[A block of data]
>> BEGIN
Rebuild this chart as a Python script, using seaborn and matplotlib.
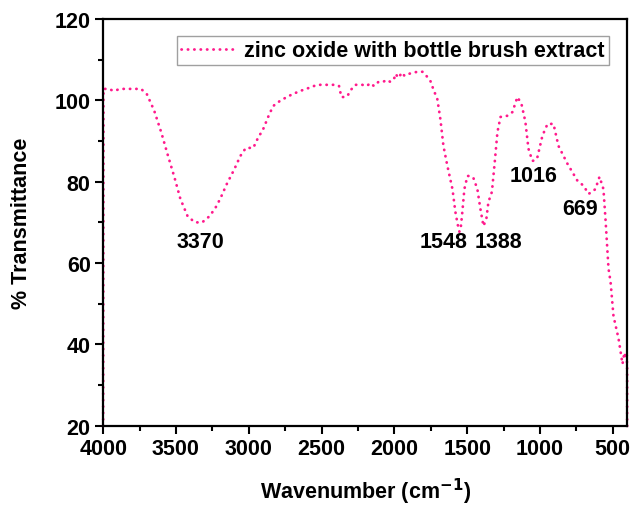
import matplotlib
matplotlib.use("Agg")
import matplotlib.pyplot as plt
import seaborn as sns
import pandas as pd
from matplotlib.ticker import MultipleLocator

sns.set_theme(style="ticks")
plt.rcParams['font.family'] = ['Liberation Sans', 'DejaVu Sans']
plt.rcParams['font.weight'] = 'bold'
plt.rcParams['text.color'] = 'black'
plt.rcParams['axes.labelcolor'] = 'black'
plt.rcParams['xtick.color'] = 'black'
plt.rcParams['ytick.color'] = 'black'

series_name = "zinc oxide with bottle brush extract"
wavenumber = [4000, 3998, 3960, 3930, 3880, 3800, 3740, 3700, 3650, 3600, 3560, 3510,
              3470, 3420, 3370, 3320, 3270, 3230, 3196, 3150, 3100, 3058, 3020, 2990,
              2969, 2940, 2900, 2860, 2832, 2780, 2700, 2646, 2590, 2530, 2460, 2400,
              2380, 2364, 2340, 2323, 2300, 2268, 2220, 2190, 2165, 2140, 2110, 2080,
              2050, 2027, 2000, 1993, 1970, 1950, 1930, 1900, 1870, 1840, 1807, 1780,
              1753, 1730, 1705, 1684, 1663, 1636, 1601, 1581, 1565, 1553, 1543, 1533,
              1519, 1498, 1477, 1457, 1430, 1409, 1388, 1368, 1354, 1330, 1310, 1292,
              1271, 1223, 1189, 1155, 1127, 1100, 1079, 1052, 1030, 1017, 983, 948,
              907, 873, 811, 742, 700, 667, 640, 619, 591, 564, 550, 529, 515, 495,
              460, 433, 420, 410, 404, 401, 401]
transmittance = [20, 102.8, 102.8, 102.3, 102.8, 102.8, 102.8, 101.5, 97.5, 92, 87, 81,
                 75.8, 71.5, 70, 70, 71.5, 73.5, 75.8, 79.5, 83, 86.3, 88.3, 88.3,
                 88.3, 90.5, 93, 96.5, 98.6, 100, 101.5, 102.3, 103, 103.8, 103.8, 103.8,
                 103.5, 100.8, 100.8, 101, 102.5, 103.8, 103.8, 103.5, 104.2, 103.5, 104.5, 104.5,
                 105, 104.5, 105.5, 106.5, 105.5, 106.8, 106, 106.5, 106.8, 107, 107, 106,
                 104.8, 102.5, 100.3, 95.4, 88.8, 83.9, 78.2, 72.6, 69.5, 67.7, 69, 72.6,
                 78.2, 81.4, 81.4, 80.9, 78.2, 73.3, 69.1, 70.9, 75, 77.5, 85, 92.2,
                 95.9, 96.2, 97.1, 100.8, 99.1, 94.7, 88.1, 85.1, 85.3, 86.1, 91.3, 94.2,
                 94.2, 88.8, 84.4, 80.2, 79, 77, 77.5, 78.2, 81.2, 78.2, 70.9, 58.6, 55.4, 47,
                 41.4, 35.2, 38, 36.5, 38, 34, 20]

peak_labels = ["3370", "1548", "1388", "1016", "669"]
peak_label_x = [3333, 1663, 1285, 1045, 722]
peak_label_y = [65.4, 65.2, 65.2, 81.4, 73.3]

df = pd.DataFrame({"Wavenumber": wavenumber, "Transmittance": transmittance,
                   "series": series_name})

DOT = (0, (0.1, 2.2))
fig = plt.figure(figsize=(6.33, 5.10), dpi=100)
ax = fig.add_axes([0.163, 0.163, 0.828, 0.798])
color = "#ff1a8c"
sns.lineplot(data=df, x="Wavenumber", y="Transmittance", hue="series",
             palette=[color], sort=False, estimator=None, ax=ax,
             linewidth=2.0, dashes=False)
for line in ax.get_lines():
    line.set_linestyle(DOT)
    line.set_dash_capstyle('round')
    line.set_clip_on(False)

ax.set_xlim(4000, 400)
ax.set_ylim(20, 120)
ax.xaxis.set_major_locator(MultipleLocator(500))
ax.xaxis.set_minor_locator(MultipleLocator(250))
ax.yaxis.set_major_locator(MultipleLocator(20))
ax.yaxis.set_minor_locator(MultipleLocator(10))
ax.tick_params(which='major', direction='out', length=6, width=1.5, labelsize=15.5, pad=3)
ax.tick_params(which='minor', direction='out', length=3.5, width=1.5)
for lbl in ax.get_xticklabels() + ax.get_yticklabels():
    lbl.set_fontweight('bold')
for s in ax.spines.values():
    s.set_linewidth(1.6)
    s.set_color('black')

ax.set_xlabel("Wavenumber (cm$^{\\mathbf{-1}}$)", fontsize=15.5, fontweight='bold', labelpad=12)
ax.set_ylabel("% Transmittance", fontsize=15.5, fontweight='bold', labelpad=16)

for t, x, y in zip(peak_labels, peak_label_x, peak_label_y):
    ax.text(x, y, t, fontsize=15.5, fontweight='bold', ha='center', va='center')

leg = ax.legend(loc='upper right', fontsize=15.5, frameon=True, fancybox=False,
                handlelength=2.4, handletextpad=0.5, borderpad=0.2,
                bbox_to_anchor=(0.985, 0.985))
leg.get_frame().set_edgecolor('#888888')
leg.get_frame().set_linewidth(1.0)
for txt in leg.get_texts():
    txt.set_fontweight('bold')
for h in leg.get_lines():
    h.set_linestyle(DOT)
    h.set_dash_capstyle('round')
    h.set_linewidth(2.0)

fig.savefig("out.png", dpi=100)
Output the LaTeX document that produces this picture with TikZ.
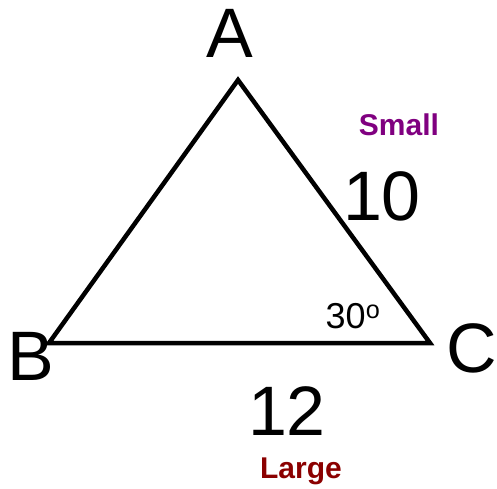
>> END
- TASK
Transcribe all of the entries word for word, but skip any pictures they contain.

- WRITTEN SOLUTION
Rebuild this chart as a Python script, using seaborn and matplotlib.
import matplotlib
matplotlib.use("Agg")
import matplotlib.pyplot as plt
import seaborn as sns
import pandas as pd
from matplotlib.ticker import MultipleLocator

sns.set_theme(style="ticks")
plt.rcParams['font.family'] = ['Liberation Sans', 'DejaVu Sans']
plt.rcParams['font.weight'] = 'bold'
plt.rcParams['text.color'] = 'black'
plt.rcParams['axes.labelcolor'] = 'black'
plt.rcParams['xtick.color'] = 'black'
plt.rcParams['ytick.color'] = 'black'

series_name = "zinc oxide with bottle brush extract"
wavenumber = [4000, 3998, 3960, 3930, 3880, 3800, 3740, 3700, 3650, 3600, 3560, 3510,
              3470, 3420, 3370, 3320, 3270, 3230, 3196, 3150, 3100, 3058, 3020, 2990,
              2969, 2940, 2900, 2860, 2832, 2780, 2700, 2646, 2590, 2530, 2460, 2400,
              2380, 2364, 2340, 2323, 2300, 2268, 2220, 2190, 2165, 2140, 2110, 2080,
              2050, 2027, 2000, 1993, 1970, 1950, 1930, 1900, 1870, 1840, 1807, 1780,
              1753, 1730, 1705, 1684, 1663, 1636, 1601, 1581, 1565, 1553, 1543, 1533,
              1519, 1498, 1477, 1457, 1430, 1409, 1388, 1368, 1354, 1330, 1310, 1292,
              1271, 1223, 1189, 1155, 1127, 1100, 1079, 1052, 1030, 1017, 983, 948,
              907, 873, 811, 742, 700, 667, 640, 619, 591, 564, 550, 529, 515, 495,
              460, 433, 420, 410, 404, 401, 401]
transmittance = [20, 102.8, 102.8, 102.3, 102.8, 102.8, 102.8, 101.5, 97.5, 92, 87, 81,
                 75.8, 71.5, 70, 70, 71.5, 73.5, 75.8, 79.5, 83, 86.3, 88.3, 88.3,
                 88.3, 90.5, 93, 96.5, 98.6, 100, 101.5, 102.3, 103, 103.8, 103.8, 103.8,
                 103.5, 100.8, 100.8, 101, 102.5, 103.8, 103.8, 103.5, 104.2, 103.5, 104.5, 104.5,
                 105, 104.5, 105.5, 106.5, 105.5, 106.8, 106, 106.5, 106.8, 107, 107, 106,
                 104.8, 102.5, 100.3, 95.4, 88.8, 83.9, 78.2, 72.6, 69.5, 67.7, 69, 72.6,
                 78.2, 81.4, 81.4, 80.9, 78.2, 73.3, 69.1, 70.9, 75, 77.5, 85, 92.2,
                 95.9, 96.2, 97.1, 100.8, 99.1, 94.7, 88.1, 85.1, 85.3, 86.1, 91.3, 94.2,
                 94.2, 88.8, 84.4, 80.2, 79, 77, 77.5, 78.2, 81.2, 78.2, 70.9, 58.6, 55.4, 47,
                 41.4, 35.2, 38, 36.5, 38, 34, 20]

peak_labels = ["3370", "1548", "1388", "1016", "669"]
peak_label_x = [3333, 1663, 1285, 1045, 722]
peak_label_y = [65.4, 65.2, 65.2, 81.4, 73.3]

df = pd.DataFrame({"Wavenumber": wavenumber, "Transmittance": transmittance,
                   "series": series_name})

DOT = (0, (0.1, 2.2))
fig = plt.figure(figsize=(6.33, 5.10), dpi=100)
ax = fig.add_axes([0.163, 0.163, 0.828, 0.798])
color = "#ff1a8c"
sns.lineplot(data=df, x="Wavenumber", y="Transmittance", hue="series",
             palette=[color], sort=False, estimator=None, ax=ax,
             linewidth=2.0, dashes=False)
for line in ax.get_lines():
    line.set_linestyle(DOT)
    line.set_dash_capstyle('round')
    line.set_clip_on(False)

ax.set_xlim(4000, 400)
ax.set_ylim(20, 120)
ax.xaxis.set_major_locator(MultipleLocator(500))
ax.xaxis.set_minor_locator(MultipleLocator(250))
ax.yaxis.set_major_locator(MultipleLocator(20))
ax.yaxis.set_minor_locator(MultipleLocator(10))
ax.tick_params(which='major', direction='out', length=6, width=1.5, labelsize=15.5, pad=3)
ax.tick_params(which='minor', direction='out', length=3.5, width=1.5)
for lbl in ax.get_xticklabels() + ax.get_yticklabels():
    lbl.set_fontweight('bold')
for s in ax.spines.values():
    s.set_linewidth(1.6)
    s.set_color('black')

ax.set_xlabel("Wavenumber (cm$^{\\mathbf{-1}}$)", fontsize=15.5, fontweight='bold', labelpad=12)
ax.set_ylabel("% Transmittance", fontsize=15.5, fontweight='bold', labelpad=16)

for t, x, y in zip(peak_labels, peak_label_x, peak_label_y):
    ax.text(x, y, t, fontsize=15.5, fontweight='bold', ha='center', va='center')

leg = ax.legend(loc='upper right', fontsize=15.5, frameon=True, fancybox=False,
                handlelength=2.4, handletextpad=0.5, borderpad=0.2,
                bbox_to_anchor=(0.985, 0.985))
leg.get_frame().set_edgecolor('#888888')
leg.get_frame().set_linewidth(1.0)
for txt in leg.get_texts():
    txt.set_fontweight('bold')
for h in leg.get_lines():
    h.set_linestyle(DOT)
    h.set_dash_capstyle('round')
    h.set_linewidth(2.0)

fig.savefig("out.png", dpi=100)
Output the LaTeX document that produces this picture with TikZ.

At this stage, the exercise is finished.